Information provided>
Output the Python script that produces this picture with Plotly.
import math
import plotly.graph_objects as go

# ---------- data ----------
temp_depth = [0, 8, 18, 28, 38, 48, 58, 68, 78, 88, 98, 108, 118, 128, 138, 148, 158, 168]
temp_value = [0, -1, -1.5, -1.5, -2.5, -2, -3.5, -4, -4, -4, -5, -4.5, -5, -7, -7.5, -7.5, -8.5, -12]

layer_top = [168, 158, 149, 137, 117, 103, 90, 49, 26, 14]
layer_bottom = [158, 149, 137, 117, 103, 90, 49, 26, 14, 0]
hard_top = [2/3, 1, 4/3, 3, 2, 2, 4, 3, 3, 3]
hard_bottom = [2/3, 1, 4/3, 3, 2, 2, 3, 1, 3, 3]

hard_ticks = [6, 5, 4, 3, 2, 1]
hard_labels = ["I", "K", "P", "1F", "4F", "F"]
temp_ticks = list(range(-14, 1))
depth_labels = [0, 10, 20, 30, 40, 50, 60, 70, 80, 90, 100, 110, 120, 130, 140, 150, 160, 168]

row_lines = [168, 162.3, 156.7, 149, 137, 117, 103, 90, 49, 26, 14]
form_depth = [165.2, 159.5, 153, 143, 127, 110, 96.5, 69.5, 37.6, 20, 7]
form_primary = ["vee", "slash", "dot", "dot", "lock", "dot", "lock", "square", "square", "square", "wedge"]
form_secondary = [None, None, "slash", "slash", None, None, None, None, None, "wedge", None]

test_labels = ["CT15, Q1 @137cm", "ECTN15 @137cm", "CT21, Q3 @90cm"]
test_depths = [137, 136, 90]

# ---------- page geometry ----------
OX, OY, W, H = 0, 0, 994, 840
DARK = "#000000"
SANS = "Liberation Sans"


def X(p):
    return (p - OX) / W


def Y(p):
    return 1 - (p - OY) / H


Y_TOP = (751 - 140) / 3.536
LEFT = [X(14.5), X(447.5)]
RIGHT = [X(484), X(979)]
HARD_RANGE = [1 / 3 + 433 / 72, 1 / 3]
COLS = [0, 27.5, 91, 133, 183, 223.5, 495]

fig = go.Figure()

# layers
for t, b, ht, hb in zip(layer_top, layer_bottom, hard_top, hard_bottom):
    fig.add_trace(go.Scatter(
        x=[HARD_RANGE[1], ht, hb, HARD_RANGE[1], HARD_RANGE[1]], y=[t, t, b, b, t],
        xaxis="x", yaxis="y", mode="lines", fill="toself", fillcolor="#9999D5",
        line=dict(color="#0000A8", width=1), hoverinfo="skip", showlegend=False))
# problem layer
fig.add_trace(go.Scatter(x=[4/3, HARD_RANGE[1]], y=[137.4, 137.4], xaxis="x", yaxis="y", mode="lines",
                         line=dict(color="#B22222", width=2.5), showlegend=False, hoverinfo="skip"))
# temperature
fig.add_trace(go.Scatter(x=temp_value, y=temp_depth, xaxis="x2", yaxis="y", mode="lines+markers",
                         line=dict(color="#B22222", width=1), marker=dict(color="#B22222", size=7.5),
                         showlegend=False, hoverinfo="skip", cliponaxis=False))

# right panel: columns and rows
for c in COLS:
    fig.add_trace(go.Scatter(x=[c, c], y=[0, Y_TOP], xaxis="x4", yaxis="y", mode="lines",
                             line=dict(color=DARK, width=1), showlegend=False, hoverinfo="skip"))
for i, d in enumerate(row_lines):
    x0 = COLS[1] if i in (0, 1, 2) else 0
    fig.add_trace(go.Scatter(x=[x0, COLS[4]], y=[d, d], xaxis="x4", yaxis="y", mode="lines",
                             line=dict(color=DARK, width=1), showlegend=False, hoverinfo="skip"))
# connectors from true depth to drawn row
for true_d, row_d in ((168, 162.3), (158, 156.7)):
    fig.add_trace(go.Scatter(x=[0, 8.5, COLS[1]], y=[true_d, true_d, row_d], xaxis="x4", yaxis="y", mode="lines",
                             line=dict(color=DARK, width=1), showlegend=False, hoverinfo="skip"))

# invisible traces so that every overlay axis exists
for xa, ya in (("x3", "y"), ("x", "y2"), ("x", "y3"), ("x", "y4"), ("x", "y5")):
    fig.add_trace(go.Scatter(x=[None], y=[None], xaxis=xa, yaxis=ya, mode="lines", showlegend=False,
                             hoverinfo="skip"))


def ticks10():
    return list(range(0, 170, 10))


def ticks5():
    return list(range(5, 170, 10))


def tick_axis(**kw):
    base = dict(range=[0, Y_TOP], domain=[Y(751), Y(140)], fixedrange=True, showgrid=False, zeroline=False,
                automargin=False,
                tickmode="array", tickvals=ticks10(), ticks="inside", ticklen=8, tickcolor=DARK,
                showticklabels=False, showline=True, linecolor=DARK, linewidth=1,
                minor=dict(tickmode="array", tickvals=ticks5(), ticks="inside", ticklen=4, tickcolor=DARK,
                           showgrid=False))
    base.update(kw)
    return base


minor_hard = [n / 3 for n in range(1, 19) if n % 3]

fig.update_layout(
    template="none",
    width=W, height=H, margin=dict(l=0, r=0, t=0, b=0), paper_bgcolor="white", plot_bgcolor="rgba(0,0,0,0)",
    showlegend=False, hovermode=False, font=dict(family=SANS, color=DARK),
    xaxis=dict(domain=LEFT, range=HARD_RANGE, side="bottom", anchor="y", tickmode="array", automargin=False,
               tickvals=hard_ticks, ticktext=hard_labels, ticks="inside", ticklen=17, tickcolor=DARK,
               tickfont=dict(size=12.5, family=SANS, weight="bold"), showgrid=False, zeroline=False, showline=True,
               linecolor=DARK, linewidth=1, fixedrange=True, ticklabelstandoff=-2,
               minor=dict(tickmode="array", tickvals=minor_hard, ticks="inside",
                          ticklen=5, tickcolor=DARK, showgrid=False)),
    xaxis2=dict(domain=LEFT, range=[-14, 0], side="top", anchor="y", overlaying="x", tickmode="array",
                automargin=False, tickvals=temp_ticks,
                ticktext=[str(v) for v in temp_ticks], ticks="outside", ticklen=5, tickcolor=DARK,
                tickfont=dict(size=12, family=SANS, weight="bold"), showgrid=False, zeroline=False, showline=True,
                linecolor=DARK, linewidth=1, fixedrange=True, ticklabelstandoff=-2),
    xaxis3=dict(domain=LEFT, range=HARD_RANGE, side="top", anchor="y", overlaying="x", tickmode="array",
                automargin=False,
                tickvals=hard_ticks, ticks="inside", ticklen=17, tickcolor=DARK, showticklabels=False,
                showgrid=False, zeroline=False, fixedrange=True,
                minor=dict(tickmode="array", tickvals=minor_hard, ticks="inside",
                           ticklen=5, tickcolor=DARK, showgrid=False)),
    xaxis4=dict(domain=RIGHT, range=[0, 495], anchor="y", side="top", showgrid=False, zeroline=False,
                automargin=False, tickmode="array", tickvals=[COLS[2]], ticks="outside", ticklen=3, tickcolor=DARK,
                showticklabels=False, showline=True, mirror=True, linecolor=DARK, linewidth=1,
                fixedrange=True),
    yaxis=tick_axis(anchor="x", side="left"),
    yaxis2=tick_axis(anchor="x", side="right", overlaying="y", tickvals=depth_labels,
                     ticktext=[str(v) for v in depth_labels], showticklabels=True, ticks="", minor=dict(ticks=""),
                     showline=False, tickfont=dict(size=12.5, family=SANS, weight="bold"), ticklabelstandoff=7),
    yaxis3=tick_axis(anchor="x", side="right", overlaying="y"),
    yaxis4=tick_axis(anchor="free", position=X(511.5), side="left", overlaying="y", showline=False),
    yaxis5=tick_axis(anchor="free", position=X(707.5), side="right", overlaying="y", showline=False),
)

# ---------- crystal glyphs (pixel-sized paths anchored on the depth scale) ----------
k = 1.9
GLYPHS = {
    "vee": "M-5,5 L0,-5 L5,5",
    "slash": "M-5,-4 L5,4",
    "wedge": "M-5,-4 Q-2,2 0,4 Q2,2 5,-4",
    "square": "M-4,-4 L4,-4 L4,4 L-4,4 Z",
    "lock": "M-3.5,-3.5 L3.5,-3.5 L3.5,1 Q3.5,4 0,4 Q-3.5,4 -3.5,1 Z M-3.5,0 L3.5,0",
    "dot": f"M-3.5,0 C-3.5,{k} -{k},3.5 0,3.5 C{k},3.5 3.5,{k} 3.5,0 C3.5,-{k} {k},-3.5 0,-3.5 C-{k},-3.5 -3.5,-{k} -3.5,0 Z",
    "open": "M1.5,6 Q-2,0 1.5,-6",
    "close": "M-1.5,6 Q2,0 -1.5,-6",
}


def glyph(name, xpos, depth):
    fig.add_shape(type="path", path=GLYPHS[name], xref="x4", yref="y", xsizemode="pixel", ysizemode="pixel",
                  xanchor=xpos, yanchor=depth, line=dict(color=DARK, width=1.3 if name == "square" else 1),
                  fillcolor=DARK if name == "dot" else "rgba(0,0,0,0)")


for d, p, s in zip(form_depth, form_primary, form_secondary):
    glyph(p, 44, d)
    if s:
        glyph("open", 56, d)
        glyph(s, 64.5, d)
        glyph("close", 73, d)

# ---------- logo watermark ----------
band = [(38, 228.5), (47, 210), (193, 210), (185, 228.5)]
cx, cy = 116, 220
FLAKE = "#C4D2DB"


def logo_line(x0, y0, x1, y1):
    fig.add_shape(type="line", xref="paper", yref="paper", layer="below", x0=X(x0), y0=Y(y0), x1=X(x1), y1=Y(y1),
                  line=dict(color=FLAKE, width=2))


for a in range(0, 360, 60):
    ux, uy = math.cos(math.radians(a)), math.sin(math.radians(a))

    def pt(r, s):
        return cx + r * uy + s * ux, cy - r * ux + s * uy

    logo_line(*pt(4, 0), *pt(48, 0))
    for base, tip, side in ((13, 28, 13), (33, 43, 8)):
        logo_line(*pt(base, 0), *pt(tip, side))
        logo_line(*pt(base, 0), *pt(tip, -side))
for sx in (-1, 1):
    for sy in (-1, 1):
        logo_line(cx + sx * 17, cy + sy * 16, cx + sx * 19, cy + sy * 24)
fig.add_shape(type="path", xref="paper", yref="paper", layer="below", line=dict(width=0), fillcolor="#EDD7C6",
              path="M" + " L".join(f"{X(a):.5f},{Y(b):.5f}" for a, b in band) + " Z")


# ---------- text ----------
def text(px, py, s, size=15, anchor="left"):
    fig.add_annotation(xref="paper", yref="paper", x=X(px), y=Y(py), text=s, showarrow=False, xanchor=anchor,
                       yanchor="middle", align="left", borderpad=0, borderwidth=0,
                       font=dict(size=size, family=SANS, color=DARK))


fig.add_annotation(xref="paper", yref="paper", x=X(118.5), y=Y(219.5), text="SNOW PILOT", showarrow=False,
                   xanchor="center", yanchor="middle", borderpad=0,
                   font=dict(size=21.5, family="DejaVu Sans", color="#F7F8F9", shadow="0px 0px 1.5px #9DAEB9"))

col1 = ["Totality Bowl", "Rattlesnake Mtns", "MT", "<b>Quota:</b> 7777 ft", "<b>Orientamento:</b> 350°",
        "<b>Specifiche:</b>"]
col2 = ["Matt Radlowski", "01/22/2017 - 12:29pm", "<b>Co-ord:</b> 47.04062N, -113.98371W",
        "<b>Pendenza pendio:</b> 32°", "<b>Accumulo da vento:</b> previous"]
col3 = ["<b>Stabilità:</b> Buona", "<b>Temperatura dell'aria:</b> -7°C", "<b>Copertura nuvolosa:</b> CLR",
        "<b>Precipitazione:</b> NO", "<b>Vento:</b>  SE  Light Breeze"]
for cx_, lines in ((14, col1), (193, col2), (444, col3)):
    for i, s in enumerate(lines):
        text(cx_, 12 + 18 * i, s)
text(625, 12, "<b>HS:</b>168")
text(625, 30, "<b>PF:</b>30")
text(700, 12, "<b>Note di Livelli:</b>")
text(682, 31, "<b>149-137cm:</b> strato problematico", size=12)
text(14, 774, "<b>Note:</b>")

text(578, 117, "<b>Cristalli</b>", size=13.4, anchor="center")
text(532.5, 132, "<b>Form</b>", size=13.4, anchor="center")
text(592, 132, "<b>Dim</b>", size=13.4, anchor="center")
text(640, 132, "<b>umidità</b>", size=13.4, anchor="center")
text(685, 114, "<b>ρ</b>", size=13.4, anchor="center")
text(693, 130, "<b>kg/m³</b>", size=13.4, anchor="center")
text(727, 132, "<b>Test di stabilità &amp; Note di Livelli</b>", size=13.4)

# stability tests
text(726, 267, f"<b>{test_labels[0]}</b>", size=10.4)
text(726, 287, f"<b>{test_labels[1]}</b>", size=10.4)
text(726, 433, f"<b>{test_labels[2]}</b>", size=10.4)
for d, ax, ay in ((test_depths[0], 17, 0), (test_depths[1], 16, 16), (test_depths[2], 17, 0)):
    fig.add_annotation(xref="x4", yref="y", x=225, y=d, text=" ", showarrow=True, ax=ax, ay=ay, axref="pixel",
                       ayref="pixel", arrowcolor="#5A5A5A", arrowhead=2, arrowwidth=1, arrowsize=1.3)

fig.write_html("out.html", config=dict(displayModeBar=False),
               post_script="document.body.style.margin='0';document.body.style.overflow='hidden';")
...
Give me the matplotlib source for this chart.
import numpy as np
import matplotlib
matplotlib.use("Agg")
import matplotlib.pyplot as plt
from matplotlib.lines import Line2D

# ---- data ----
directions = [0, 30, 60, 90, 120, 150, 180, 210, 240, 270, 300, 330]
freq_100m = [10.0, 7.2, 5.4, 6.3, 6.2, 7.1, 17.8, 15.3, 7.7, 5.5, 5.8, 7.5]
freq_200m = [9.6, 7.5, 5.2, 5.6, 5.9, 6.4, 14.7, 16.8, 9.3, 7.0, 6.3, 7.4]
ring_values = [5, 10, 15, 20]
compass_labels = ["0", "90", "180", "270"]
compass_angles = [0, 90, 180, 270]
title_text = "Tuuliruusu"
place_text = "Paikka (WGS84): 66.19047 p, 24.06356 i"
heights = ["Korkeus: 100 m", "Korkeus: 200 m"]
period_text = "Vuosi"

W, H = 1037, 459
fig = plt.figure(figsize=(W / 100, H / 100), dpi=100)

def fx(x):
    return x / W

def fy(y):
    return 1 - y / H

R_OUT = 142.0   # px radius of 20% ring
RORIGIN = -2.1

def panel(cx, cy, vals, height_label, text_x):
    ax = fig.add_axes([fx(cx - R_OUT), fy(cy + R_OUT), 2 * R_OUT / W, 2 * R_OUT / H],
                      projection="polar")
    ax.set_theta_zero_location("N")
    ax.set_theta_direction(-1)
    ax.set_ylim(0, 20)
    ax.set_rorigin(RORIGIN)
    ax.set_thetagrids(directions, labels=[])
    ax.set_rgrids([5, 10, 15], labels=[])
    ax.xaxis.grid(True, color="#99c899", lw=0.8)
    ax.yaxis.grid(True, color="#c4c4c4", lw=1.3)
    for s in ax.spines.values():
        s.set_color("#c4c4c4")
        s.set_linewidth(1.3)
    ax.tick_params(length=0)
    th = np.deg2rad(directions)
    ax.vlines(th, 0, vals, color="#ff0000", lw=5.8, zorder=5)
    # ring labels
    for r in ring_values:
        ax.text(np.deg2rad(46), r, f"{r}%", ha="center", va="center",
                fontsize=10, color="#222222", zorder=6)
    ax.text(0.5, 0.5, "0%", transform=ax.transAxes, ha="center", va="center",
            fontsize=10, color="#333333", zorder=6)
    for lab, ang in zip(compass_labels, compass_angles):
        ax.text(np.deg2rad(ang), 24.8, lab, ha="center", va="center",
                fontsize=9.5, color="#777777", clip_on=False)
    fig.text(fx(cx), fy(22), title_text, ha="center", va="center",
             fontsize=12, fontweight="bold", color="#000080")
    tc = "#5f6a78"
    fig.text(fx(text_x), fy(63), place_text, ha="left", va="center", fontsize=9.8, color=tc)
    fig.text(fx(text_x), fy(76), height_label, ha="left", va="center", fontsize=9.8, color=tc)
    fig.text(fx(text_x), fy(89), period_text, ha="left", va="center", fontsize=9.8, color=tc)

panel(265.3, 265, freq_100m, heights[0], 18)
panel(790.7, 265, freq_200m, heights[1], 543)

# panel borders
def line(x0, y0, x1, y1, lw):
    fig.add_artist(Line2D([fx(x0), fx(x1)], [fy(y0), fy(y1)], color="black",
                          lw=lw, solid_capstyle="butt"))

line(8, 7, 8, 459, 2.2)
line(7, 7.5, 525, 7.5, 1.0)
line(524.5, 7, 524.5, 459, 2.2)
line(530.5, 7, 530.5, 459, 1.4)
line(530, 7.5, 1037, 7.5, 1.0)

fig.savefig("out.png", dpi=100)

Short exercise>
Above are records; repeat only the lines starting at the line with "Output the Python" and ending at the line with "import plotly.graph_objects as go", exactly as they appear, both included.

Reply>
Output the Python script that produces this picture with Plotly.
import math
import plotly.graph_objects as go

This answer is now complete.